Received this recipe in an email; the picture sold me. Could also add a little coconut to give it that "tropical" flavor. Posting for future use... *cooling time not included in prep/cooking times*
- Pineapple Filling:
- Mix 1 cup crushed pineapple and juice (8 1/4-ounce can), 1 cup sugar, 2 1/2 Tablespoons cornstarch, 1 Tablespoon butter, and 1 cup water in saucepan.
- Cook until thickened, cool.
- Preheat oven to 400 degrees F (200 degrees C).
- Cream together shortening and sugar thoroughly.
- Stir in flour, baking soda and salt.
- Mix in rolled oats.
- Press and flatten half of the mixture over bottom of a 13 x 9 1/2 x 2 inch greased pan.
- Spread with cooled filling.
- Top with remaining crumb mixture, patting lightly.
- Bake 25 to 30 minutes, or until lightly browned.
- While warm cut into bars and remove from pan.
Forget the calories, these were delicious, and flavorful. I did add less than an 1/8 of a cup of coconut, as suggested, and they were gone, after an after school snack, and a dessert. Though they were a tad gooey, when cooled, Sticky might be the better word, we had no problem devouring these. Something to make in the future forn the kids lunches at school, or to one of my hospital volunteer meetings. Made for Zaar`Stars.
These are very tasty! As previously mentioned, I also found them a little crumbly, but in my experience that tends to be the case with this kind of cookie bar. Maybe using a little more shortening would help that? I reduced the sugar in the filling to 1/2 cup (was the perfect sweetness for my taste), otherwise made no changes. Thanks for sharing!

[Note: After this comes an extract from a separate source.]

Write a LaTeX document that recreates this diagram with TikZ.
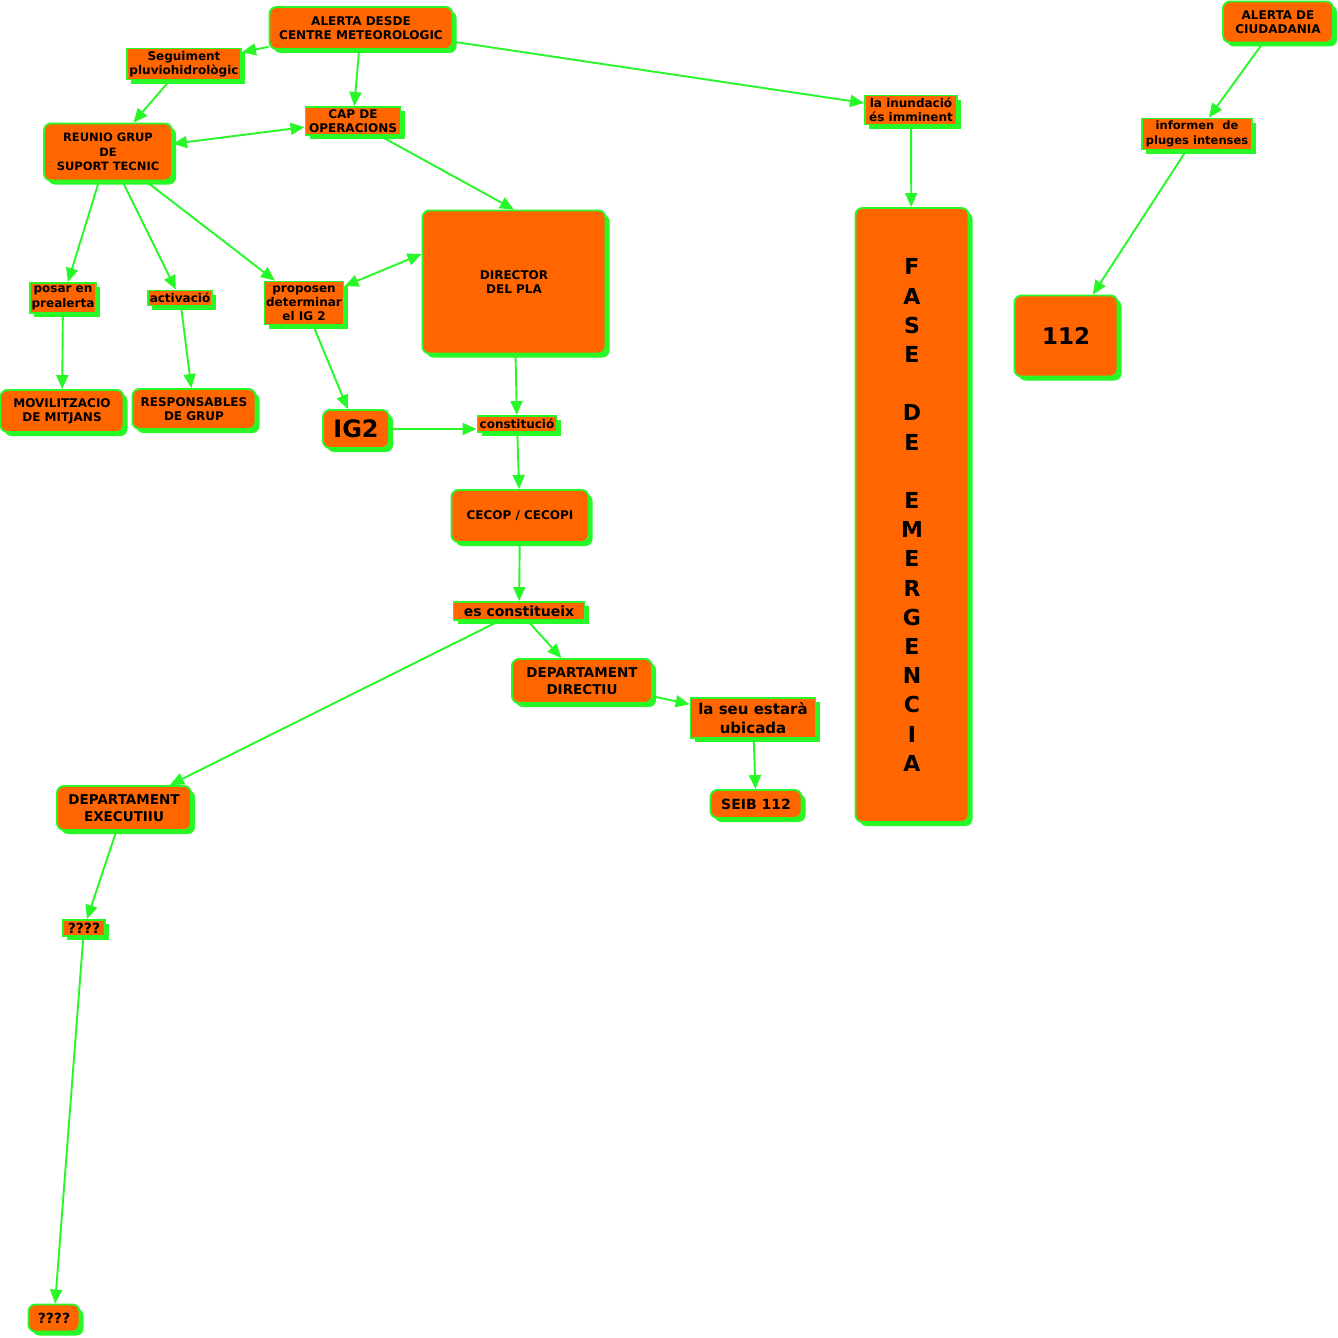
\documentclass[tikz,border=0pt]{standalone}
\usepackage{fontspec}
\setmainfont{DejaVu Sans}
\usetikzlibrary{shadows,arrows.meta,calc}
\definecolor{orng}{RGB}{255,102,0}
\definecolor{grn}{RGB}{40,248,40}
\newcommand{\fsz}[2]{\fontsize{#1}{#2}\selectfont}
\begin{document}
\begin{tikzpicture}[x=1pt,y=-1pt,
 box/.style={draw=grn, line width=1.9pt, fill=orng, inner sep=0pt, align=center,
   font=\bfseries\fsz{12}{14.5},
   drop shadow={shadow xshift=4pt, shadow yshift=-4pt, fill=grn, opacity=1}},
 concept/.style={box, rounded corners=7pt},
 linkbox/.style={box},
 arr/.style={draw=grn, line width=1.9pt, -{Triangle[length=14pt,width=12pt]}},
 darr/.style={draw=grn, line width=1.9pt, {Triangle[length=14pt,width=12pt]}-{Triangle[length=14pt,width=12pt]}},
]
\fill[white] (0,0) rectangle (1338,1338);
\useasboundingbox (0,0) rectangle (1338,1338);

\node[concept, minimum width=183pt, minimum height=42pt] (alm) at (361,28) {ALERTA DESDE\\CENTRE METEOROLOGIC};
\node[linkbox, minimum width=114pt, minimum height=31pt] (seg) at (184,64) {Seguiment\\pluviohidrològic};
\node[linkbox, minimum width=95pt, minimum height=28pt] (cap) at (353,121) {CAP DE\\OPERACIONS};
\node[concept, minimum width=128pt, minimum height=57pt, font=\bfseries\fsz{11.5}{14.5}] (reu) at (108,152) {REUNIO GRUP\\DE\\SUPORT TECNIC};
\node[linkbox, minimum width=92pt, minimum height=29pt] (inu) at (911,110) {la inundació\\és imminent};
\node[concept, minimum width=110pt, minimum height=41pt] (ciu) at (1278,22) {ALERTA DE\\CIUDADANIA};
\node[linkbox, minimum width=110pt, minimum height=31pt, font=\bfseries\fsz{11.5}{14.5}] (inf) at (1197,134) {informen\ \ de\\pluges intenses};
\node[concept, minimum width=103pt, minimum height=81pt, font=\bfseries\fsz{23}{27}] (n112) at (1066,336) {112};
\node[concept, minimum width=113pt, minimum height=614pt, font=\bfseries\fsz{22}{29.2}] (fase) at (912,515) {F\\A\\S\\E\\~\\D\\E\\~\\E\\M\\E\\R\\G\\E\\N\\C\\I\\A};
\node[concept, minimum width=183pt, minimum height=143pt] (dir) at (514,282) {DIRECTOR\\DEL PLA};
\node[linkbox, minimum width=66pt, minimum height=30pt] (pos) at (63,298) {posar en\\prealerta};
\node[linkbox, minimum width=64pt, minimum height=15pt] (act) at (180,298) {activació};
\node[linkbox, minimum width=79pt, minimum height=43pt, font=\bfseries\fsz{12}{14}] (prop) at (304,303) {proposen\\determinar\\el IG 2};
\node[concept, minimum width=123pt, minimum height=42pt] (mov) at (62,411) {MOVILITZACIO\\DE MITJANS};
\node[concept, minimum width=123pt, minimum height=40pt] (resp) at (194,409) {RESPONSABLES\\DE GRUP};
\node[concept, minimum width=66pt, minimum height=38pt, font=\bfseries\fsz{24}{28}] (ig2) at (356,429) {IG2};
\node[linkbox, minimum width=79pt, minimum height=16pt] (cons) at (517,424) {constitució};
\node[concept, minimum width=137pt, minimum height=52pt] (cecop) at (520,516) {CECOP / CECOPI};
\node[linkbox, minimum width=131pt, minimum height=18pt, font=\bfseries\fsz{14}{17}] (esc) at (519,611) {es constitueix};
\node[concept, minimum width=140pt, minimum height=44pt, font=\bfseries\fsz{13.5}{17}] (ddir) at (582,681) {DEPARTAMENT\\DIRECTIU};
\node[linkbox, minimum width=125pt, minimum height=40pt, font=\bfseries\fsz{15}{19}] (seu) at (753,718) {la seu estarà\\ubicada};
\node[concept, minimum width=91pt, minimum height=28pt, font=\bfseries\fsz{14}{17}] (seib) at (756,804) {SEIB 112};
\node[concept, minimum width=134pt, minimum height=44pt, font=\bfseries\fsz{13.5}{17}] (dexe) at (124,808) {DEPARTAMENT\\EXECUTIIU};
\node[linkbox, minimum width=42pt, minimum height=16pt, font=\bfseries\fsz{14}{17}] (q1) at (84,928) {????};
\node[concept, minimum width=51pt, minimum height=27pt, font=\bfseries\fsz{14}{17}] (q2) at (54,1318) {????};

\draw[arr] (alm) -- (seg);
\draw[arr] (alm) -- (cap);
\draw[arr] (alm) -- (inu);
\draw[arr] (seg) -- (reu);
\draw[darr] (reu) -- (cap);
\draw[arr] (cap) -- (dir.north);
\draw[arr] (reu) -- (pos);
\draw[arr] (reu) -- (act);
\draw[arr] (reu) -- (prop);
\coordinate (dirw) at ($(dir.west)+(0,-28)$);
\draw[darr] (prop) -- (dirw);
\draw[arr] (pos) -- (mov);
\draw[arr] (act) -- (resp);
\draw[arr] (prop) -- (ig2);
\draw[arr] (ig2) -- (ig2 -| cons.west);
\draw[arr] (dir) -- (cons);
\draw[arr] (cons) -- (cecop);
\draw[arr] (cecop) -- (esc);
\draw[arr] (esc) -- (ddir);
\draw[arr] (esc) -- (dexe);
\draw[arr] (ddir) -- (seu);
\draw[arr] (seu) -- (seib);
\draw[arr] (inu) -- (fase);
\draw[arr] (ciu) -- (inf);
\draw[arr] (inf) -- (n112);
\draw[arr] (dexe) -- (q1);
\draw[arr] (q1) -- (q2);
\end{tikzpicture}
\end{document}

Made these for my son because he LOVES pineapple and since he is only 7 he doesn't usually get much say in the menu choice. All three of my daughters complained that I was making this however; because they are not pineapple fans. I am pleased to report however; that everyone in the family loved these bars! I did cut the sugar in half in both the filling and the crumb crust out of habit. I didn't think the crust was going to hold together as I had trouble pressing it into the bottom of the pan, yet once baked, it held together beautifully. Thanks so much for posting this AZPARZYCH. Made and reviewed for the 46th AUS/NZ Recipe Swap.